Maundy Thursday

Published 1 April 2021

Every year, on Maundy Thursday, The Queen distributes special Maundy money to pensioners in a service which commemorates Jesus washing the feet of the Apostles at the Last Supper. 

 

Recipients of Maundy money are nominated by their local dioceses for contributions to their local church and community.  Given the current circumstances, the Royal Maundy Service 2021 could not go ahead this year.

Instead the Maundy money was blessed at the Chapel Royal, St James's Palace, before being posted to recipients alongside a letter from The Queen. This meant recipients could still receive their Maundy money and purses, and instead mark the special occasion from their homes. 

Please enjoy the video to see some highlights of the Royal Maundy Service traditions, which we hope will help you to feel part of the occasion from home. 

When and where is the service?

The Maundy Service happens each year on the Thursday before Easter Sunday. The Queen has travelled to various cathedrals and abbeys to give gifts to local people. 

What is Maundy money?  

During the service, The Queen distributes gifts according to the number of years she has lived: for example, this year, Her Majesty will be 95, and so The Queen has distributed 95 pence worth of Maundy money to 95 men and 95 women in recognition for their contribution to community and to the church. 

The service dates back to 600AD and these special coins have kept much the same form since 1670. They still bear the portrait of Her Majesty designed for her coronation in 1953, even though the image on ordinary circulating coinage has since been changed four times. 

Each recipient of Maundy money is given two small leather purses by The Queen, one red and one white.

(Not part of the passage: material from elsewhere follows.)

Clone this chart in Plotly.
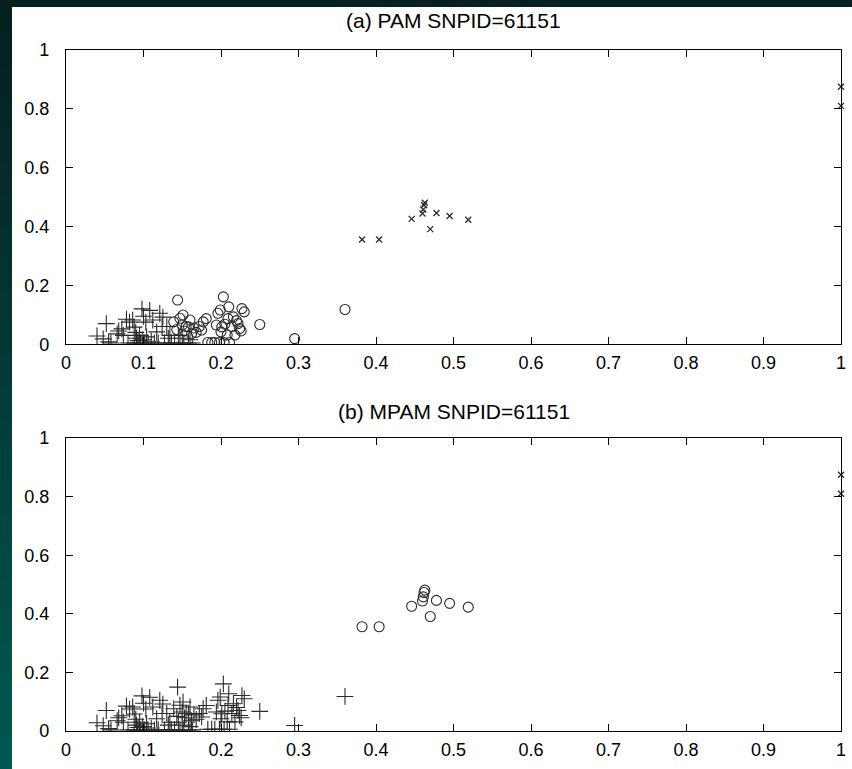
import plotly.graph_objects as go

# ---- data -------------------------------------------------------------
# low-x cluster (label "+" in both panels)
low_x = [0.040, 0.048, 0.052, 0.055, 0.058, 0.066, 0.068, 0.072, 0.074, 0.078,
         0.082, 0.086, 0.088, 0.090, 0.091, 0.093, 0.095, 0.096, 0.098, 0.099,
         0.100, 0.101, 0.103, 0.104, 0.106, 0.108, 0.110, 0.112, 0.114, 0.117,
         0.119, 0.121, 0.124, 0.125, 0.127, 0.130, 0.132, 0.134, 0.136, 0.088,
         0.092, 0.080, 0.140, 0.147, 0.152, 0.158, 0.163, 0.145, 0.150, 0.160]
low_y = [0.028, 0.018, 0.070, 0.008, 0.004, 0.035, 0.045, 0.052, 0.030, 0.085,
         0.075, 0.082, 0.058, 0.040, 0.020, 0.012, 0.030, 0.004, 0.120, 0.015,
         0.095, 0.004, 0.075, 0.025, 0.004, 0.115, 0.010, 0.082, 0.004, 0.042,
         0.004, 0.105, 0.060, 0.092, 0.004, 0.060, 0.020, 0.030, 0.004, 0.004,
         0.004, 0.004, 0.004, 0.004, 0.004, 0.004, 0.004, 0.030, 0.020, 0.015]

# mid cluster (label "o" in PAM, "+" in MPAM)
mid_x = [0.139, 0.143, 0.144, 0.147, 0.150, 0.151, 0.153, 0.155, 0.158, 0.160,
         0.162, 0.165, 0.168, 0.172, 0.175, 0.177, 0.181, 0.183, 0.188, 0.192,
         0.194, 0.196, 0.198, 0.199, 0.200, 0.201, 0.203, 0.204, 0.205, 0.208,
         0.209, 0.210, 0.211, 0.214, 0.216, 0.218, 0.220, 0.222, 0.224, 0.226,
         0.227, 0.230, 0.250, 0.295, 0.360]
mid_y = [0.076, 0.050, 0.150, 0.088, 0.065, 0.099, 0.045, 0.060, 0.059, 0.082,
         0.035, 0.055, 0.040, 0.060, 0.048, 0.076, 0.087, 0.006, 0.006, 0.006,
         0.065, 0.105, 0.006, 0.116, 0.042, 0.059, 0.161, 0.006, 0.068, 0.031,
         0.087, 0.127, 0.006, 0.060, 0.093, 0.031, 0.080, 0.070, 0.053, 0.045,
         0.121, 0.110, 0.067, 0.019, 0.118]

# high cluster (label "x" in PAM, "o" in MPAM)
high_x = [0.382, 0.404, 0.446, 0.460, 0.461, 0.462, 0.463, 0.470, 0.478, 0.495, 0.519]
high_y = [0.356, 0.356, 0.426, 0.444, 0.458, 0.473, 0.481, 0.391, 0.446, 0.436, 0.423]

# points at x = 1 (label "x" in both panels)
edge_x = [1.0, 1.0]
edge_y = [0.875, 0.810]

titles = ["(a) PAM SNPID=61151", "(b) MPAM SNPID=61151"]
x_ticks = [0, 0.1, 0.2, 0.3, 0.4, 0.5, 0.6, 0.7, 0.8, 0.9, 1]
x_labels = ["0", "0.1", "0.2", "0.3", "0.4", "0.5", "0.6", "0.7", "0.8", "0.9", "1"]
y_ticks = [0, 0.2, 0.4, 0.6, 0.8, 1]
y_labels = ["0", "0.2", "0.4", "0.6", "0.8", "1"]

# ---- styling ----------------------------------------------------------
INK = "#2a2a2a"
FONT = "Liberation Sans, Arial, sans-serif"
W, H = 852, 769
ML, MR, MT, MB = 66, 11, 50, 38
TOP_DOMAIN = [0.568, 1.0]
BOT_DOMAIN = [0.0, 0.430]

PLUS = dict(symbol="cross-thin-open", size=12, color=INK, line=dict(width=1.1, color=INK))
CIRC = dict(symbol="circle-open", size=10, color=INK, line=dict(width=1.1, color=INK))
XMRK = dict(symbol="x-thin-open", size=6, color=INK, line=dict(width=1.3, color=INK))

fig = go.Figure()

panels = [
    # (xaxis, yaxis, [(xs, ys, marker, clip), ...])
    ("x", "y", [(low_x, low_y, PLUS, True), (mid_x, mid_y, CIRC, True),
                (high_x, high_y, XMRK, True), (edge_x, edge_y, XMRK, False)]),
    ("x2", "y2", [(low_x, low_y, PLUS, True), (mid_x, mid_y, PLUS, True),
                  (high_x, high_y, CIRC, True), (edge_x, edge_y, XMRK, False)]),
]
for xa, ya, groups in panels:
    for xs, ys, mk, clip in groups:
        fig.add_trace(go.Scatter(x=xs, y=ys, mode="markers", marker=mk,
                                 xaxis=xa, yaxis=ya, showlegend=False,
                                 cliponaxis=clip, hoverinfo="skip"))

axis_common = dict(
    range=[0, 1], showline=True, linecolor="black", linewidth=1.2,
    mirror="ticks", ticks="inside", ticklen=7, tickwidth=1.1,
    tickcolor="black", showgrid=False, zeroline=False, automargin=False,
    tickfont=dict(family=FONT, size=18, color="black"),
)

fig.update_layout(
    width=W, height=H,
    margin=dict(l=ML, r=MR, t=MT, b=MB),
    paper_bgcolor="white", plot_bgcolor="white",
    xaxis=dict(axis_common, domain=[0, 1], anchor="y",
               tickvals=x_ticks, ticktext=x_labels, ticklabelstandoff=2),
    yaxis=dict(axis_common, domain=TOP_DOMAIN, anchor="x",
               tickvals=y_ticks, ticktext=y_labels, ticklabelstandoff=12),
    xaxis2=dict(axis_common, domain=[0, 1], anchor="y2",
                tickvals=x_ticks, ticktext=x_labels, ticklabelstandoff=2),
    yaxis2=dict(axis_common, domain=BOT_DOMAIN, anchor="x2",
                tickvals=y_ticks, ticktext=y_labels, ticklabelstandoff=12),
)

# panel titles
for title, dom, shift in zip(titles, [TOP_DOMAIN, BOT_DOMAIN], [16, 13]):
    fig.add_annotation(text=title, xref="paper", yref="paper",
                       x=0.5, y=dom[1], yshift=shift, xanchor="center",
                       yanchor="bottom", showarrow=False,
                       font=dict(family=FONT, size=21, color="black"))

# dark slide frame along the top and left edges
pw, ph = W - ML - MR, H - MT - MB


def px_x(p):
    return (p - ML) / pw


def px_y(p):
    return (H - MB - p) / ph


fig.add_shape(type="rect", xref="paper", yref="paper", layer="below",
              x0=px_x(0), x1=px_x(W), y0=px_y(7), y1=px_y(0),
              fillcolor="#061f1f", line=dict(width=0))
steps = 24
top_rgb, bot_rgb = (6, 31, 31), (0, 86, 80)
for i in range(steps):
    t = i / (steps - 1)
    r, g, b = (round(top_rgb[k] + (bot_rgb[k] - top_rgb[k]) * t) for k in range(3))
    y0p = i * H / steps
    y1p = (i + 1) * H / steps + 1
    fig.add_shape(type="rect", xref="paper", yref="paper", layer="below",
                  x0=px_x(0), x1=px_x(12), y0=px_y(y1p), y1=px_y(y0p),
                  fillcolor=f"rgb({r},{g},{b})", line=dict(width=0))

fig.write_html("out.html")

The first contains a small amount of ordinary coinage which symbolises the Sovereign's gift for food and clothing. This year the coins are specially created to commemorate Her Majesty’s 95th Birthday, and the 50th anniversary of Decimal Day. The second purse contains Maundy coins up to the value of the Sovereign's age. The coins are legal tender but recipients normally prefer to retain them as a keepsake.